Exercise =>
From the entries below, gather every line containing the string "that".

# # #

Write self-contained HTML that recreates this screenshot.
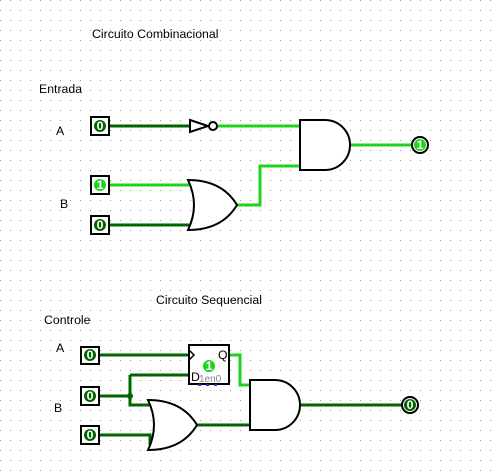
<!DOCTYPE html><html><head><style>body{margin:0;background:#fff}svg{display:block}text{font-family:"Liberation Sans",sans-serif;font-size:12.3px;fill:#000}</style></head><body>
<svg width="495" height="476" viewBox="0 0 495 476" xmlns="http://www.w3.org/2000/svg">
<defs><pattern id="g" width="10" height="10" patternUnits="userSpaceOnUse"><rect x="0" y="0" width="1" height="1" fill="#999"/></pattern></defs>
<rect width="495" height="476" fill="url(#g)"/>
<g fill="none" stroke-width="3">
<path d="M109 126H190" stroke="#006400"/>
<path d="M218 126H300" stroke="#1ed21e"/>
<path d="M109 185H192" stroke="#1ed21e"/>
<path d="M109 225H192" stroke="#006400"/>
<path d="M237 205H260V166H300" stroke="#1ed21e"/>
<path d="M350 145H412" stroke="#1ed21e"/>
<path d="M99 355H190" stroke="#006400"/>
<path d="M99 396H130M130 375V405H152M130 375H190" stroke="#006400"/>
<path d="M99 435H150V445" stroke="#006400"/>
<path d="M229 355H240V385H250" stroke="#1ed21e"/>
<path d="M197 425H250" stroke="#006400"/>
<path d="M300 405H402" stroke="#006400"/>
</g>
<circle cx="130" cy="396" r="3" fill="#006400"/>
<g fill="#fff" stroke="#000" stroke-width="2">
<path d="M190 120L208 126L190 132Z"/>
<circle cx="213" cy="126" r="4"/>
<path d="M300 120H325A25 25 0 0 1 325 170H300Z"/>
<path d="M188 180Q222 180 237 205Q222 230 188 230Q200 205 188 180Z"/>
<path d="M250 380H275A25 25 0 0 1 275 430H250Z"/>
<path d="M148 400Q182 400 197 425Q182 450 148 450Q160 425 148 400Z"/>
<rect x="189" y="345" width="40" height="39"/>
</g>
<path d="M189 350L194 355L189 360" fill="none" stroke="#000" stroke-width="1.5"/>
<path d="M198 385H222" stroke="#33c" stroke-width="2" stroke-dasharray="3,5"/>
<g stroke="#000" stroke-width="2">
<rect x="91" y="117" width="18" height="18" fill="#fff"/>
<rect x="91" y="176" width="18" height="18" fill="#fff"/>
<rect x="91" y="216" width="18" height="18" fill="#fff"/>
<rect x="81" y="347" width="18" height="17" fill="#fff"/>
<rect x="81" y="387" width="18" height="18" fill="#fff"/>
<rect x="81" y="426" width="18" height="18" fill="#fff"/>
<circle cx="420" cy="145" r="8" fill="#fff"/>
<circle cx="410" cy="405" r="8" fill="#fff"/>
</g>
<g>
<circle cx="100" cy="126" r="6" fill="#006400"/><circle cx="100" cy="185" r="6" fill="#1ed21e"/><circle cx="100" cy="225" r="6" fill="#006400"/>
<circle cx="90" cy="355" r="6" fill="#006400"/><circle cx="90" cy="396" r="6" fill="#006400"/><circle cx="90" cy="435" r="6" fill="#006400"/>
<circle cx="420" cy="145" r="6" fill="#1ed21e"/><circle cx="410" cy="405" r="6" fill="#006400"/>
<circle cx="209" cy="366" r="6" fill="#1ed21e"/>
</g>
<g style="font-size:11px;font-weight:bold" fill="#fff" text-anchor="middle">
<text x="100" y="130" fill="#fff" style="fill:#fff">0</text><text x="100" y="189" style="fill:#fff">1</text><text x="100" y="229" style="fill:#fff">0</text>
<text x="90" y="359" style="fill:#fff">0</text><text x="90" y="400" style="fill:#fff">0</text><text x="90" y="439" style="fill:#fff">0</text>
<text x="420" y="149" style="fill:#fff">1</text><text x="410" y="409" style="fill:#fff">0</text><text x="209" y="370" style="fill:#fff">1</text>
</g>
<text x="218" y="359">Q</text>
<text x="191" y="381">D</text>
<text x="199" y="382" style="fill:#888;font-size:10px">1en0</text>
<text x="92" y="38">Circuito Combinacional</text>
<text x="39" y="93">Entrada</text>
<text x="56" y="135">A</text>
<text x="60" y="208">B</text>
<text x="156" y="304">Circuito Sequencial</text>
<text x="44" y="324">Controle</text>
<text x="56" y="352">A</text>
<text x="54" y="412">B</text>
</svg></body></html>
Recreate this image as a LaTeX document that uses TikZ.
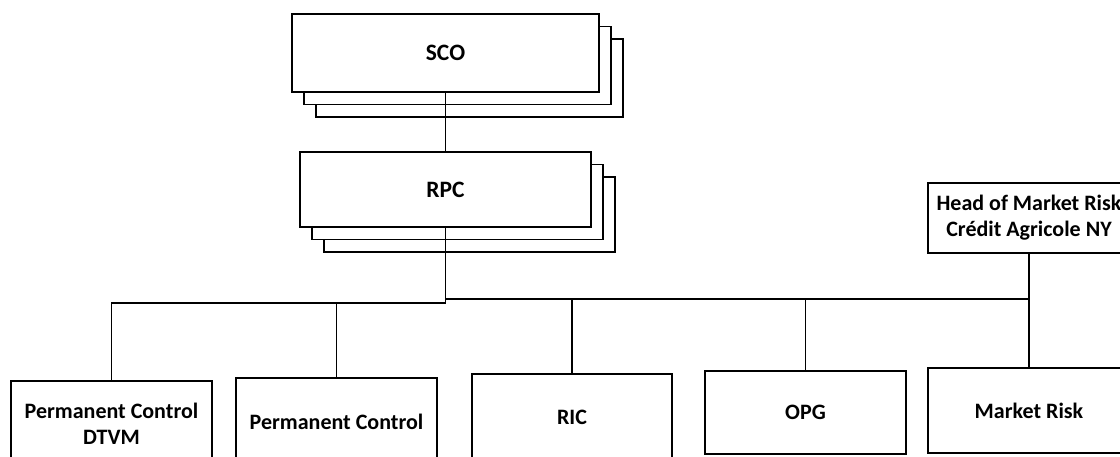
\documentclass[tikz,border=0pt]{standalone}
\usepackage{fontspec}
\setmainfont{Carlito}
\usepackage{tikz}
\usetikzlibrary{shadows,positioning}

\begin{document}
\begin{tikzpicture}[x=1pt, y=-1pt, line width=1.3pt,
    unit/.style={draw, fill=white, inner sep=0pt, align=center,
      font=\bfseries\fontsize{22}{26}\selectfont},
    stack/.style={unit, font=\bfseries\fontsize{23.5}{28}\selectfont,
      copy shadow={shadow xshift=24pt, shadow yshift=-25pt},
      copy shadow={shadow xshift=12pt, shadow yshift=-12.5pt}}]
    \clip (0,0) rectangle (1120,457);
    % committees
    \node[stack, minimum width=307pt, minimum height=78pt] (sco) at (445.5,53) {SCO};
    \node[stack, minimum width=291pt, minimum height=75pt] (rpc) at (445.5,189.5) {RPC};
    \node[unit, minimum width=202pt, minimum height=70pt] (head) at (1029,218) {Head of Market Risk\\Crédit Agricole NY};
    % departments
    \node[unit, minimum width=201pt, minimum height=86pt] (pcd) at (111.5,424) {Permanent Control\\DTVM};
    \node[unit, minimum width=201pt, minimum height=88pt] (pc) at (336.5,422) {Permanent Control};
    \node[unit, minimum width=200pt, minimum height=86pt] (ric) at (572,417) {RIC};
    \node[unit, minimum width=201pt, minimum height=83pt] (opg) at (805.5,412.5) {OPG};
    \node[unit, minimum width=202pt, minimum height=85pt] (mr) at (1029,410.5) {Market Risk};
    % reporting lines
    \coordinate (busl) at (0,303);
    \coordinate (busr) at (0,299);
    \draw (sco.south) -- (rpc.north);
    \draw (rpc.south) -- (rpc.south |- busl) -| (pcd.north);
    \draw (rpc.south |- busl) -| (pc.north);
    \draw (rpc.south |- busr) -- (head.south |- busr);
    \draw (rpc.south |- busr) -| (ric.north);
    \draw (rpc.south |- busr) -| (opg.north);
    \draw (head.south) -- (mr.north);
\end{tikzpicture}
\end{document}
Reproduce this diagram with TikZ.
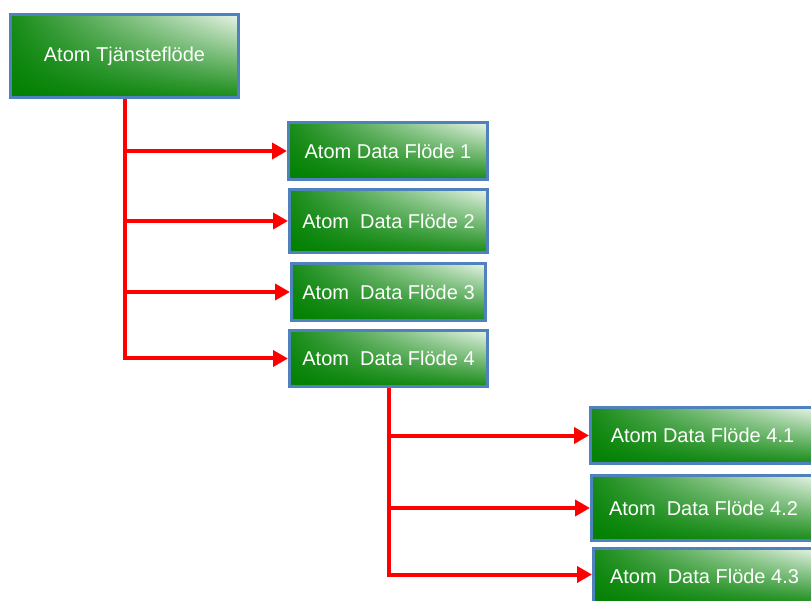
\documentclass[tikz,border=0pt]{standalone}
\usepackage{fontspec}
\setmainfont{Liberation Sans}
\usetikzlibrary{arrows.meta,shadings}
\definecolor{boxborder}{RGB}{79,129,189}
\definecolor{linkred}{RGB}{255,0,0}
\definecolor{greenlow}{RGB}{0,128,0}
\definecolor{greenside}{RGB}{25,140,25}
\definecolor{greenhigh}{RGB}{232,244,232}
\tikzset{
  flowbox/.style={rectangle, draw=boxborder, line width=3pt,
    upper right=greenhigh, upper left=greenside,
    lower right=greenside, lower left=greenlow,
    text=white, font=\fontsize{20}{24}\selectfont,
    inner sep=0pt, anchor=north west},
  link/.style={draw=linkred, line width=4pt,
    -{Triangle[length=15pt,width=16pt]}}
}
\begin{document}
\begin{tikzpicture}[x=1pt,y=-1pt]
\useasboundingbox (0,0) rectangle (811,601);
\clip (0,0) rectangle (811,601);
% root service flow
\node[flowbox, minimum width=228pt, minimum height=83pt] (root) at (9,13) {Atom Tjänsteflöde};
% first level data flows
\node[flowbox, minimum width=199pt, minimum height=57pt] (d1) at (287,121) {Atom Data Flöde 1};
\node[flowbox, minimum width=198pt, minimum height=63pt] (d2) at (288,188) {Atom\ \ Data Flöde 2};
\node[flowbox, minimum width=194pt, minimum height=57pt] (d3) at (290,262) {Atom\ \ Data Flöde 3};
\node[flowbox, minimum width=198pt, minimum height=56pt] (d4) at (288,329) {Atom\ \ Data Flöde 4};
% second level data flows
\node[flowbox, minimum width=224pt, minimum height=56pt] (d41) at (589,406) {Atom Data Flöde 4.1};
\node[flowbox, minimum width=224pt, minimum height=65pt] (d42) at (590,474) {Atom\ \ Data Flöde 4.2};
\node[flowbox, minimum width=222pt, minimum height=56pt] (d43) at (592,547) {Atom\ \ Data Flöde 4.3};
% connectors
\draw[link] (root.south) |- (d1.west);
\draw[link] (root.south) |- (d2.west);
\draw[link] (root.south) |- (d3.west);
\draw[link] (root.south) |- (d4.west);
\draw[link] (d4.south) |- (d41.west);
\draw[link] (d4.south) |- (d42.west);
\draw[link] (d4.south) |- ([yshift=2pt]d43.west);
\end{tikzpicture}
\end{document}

# # #

Reply =>
Write self-contained HTML that recreates this screenshot.
Recreate this image as a LaTeX document that uses TikZ.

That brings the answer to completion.